Transfer the minced sierra to a glass or ceramic bowl. Never metal. The acid reacts with metal and the ceviche turns gray. Pour the lime juice over the fish and add the salt. Stir gently. The fish should be submerged. Cover and refrigerate for two to three hours. The flesh will turn from translucent gray to opaque white. Sierra is a fatty fish and it takes longer than shrimp or sea bass to cure properly. Two hours minimum. Do not rush it.
When the fish has turned opaque, drain it in a fine-mesh sieve. Press gently with the back of a spoon to remove most of the lime juice. Then take small handfuls and squeeze them lightly between your palms over the sieve. You want the fish damp, not soaking. The Mazatlan cooks call this 'aprietalo.' If you skip this step, the carrot will release water and the ceviche turns into soup.
Peel the carrots and grate them on the small holes of a box grater, not the large ones. The small holes give you a fine, almost fluffy texture that disappears into the fish and binds the whole mixture. This is the tell. If you bite into a Mazatlan ceviche de sierra and you cannot see the carrot but you can taste a faint sweetness and feel a softness in the bite, that is the carrot doing its work. Coarse grated carrot reads as carrot. Fine grated carrot reads as the dish.

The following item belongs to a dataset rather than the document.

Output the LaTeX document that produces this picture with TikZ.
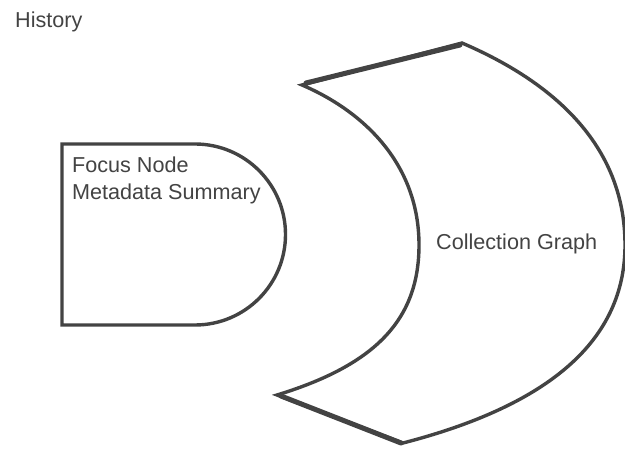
\documentclass[tikz,border=0pt]{standalone}
\usepackage{fontspec}
\setmainfont{Liberation Sans}
\definecolor{ink}{HTML}{434343}
\begin{document}
\begin{tikzpicture}[x=1pt,y=-1pt,
  shapeline/.style={draw=ink,line width=3.4pt,fill=white,line join=miter},
  thickedge/.style={draw=ink,line width=5pt,line cap=round},
  lbl/.style={text=ink,inner sep=0pt,font=\fontsize{21.6}{27}\selectfont}]
\useasboundingbox (0,0) rectangle (625,449);
% title
\node[lbl,anchor=base west] (title) at (15,28) {History};
% delay shape
\draw[shapeline] (62,144) -- (195,144) arc[start angle=-90,end angle=90,radius=90.5] -- (62,325) -- cycle;
\node[lbl,anchor=north west,align=left] (focus) at (72,157) {Focus Node\\Metadata Summary};
% collection graph shape
\draw[shapeline] (302,85) -- (462,43)
  .. controls (560,85) and (625,150) .. (625,245)
  .. controls (625,340) and (550,405) .. (403,443)
  -- (277,395)
  .. controls (375,365) and (419,320) .. (419,245)
  .. controls (419,165) and (365,112) .. cycle;
\coordinate (tl) at (306,83);
\coordinate (tr) at (460,45);
\coordinate (bl) at (281,396);
\coordinate (br) at (401,443);
\draw[thickedge] (tl) -- (tr);
\draw[thickedge] (bl) -- (br);
\node[lbl,anchor=base west] (coll) at (436,250) {Collection Graph};
\end{tikzpicture}
\end{document}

In a clean glass bowl, combine the squeezed sierra, the grated carrot, diced tomato, white onion, cilantro, minced serrano, oregano, and black pepper. Mix gently with a wooden spoon. Taste for salt now. The cured fish has already taken on lime, so go easy at first and adjust. The mixture should look unified, with the carrot and fish almost indistinguishable, flecks of red and green throughout. Refrigerate for at least 20 minutes before serving so the flavors marry.
At the table, mound a generous spoonful of ceviche onto each tostada. Lay two or three slices of avocado on top. Hand each guest a bottle of Salsa Huichol and a bottle of Maggi and a lime half. The Mazatlan way is to dress your own tostada at the table: a few drops of hot sauce, a few drops of Maggi, a squeeze of lime. Eat immediately. The tostada softens fast under the wet ceviche and the dish is best when the shell still cracks under your teeth. Asi se hace y punto.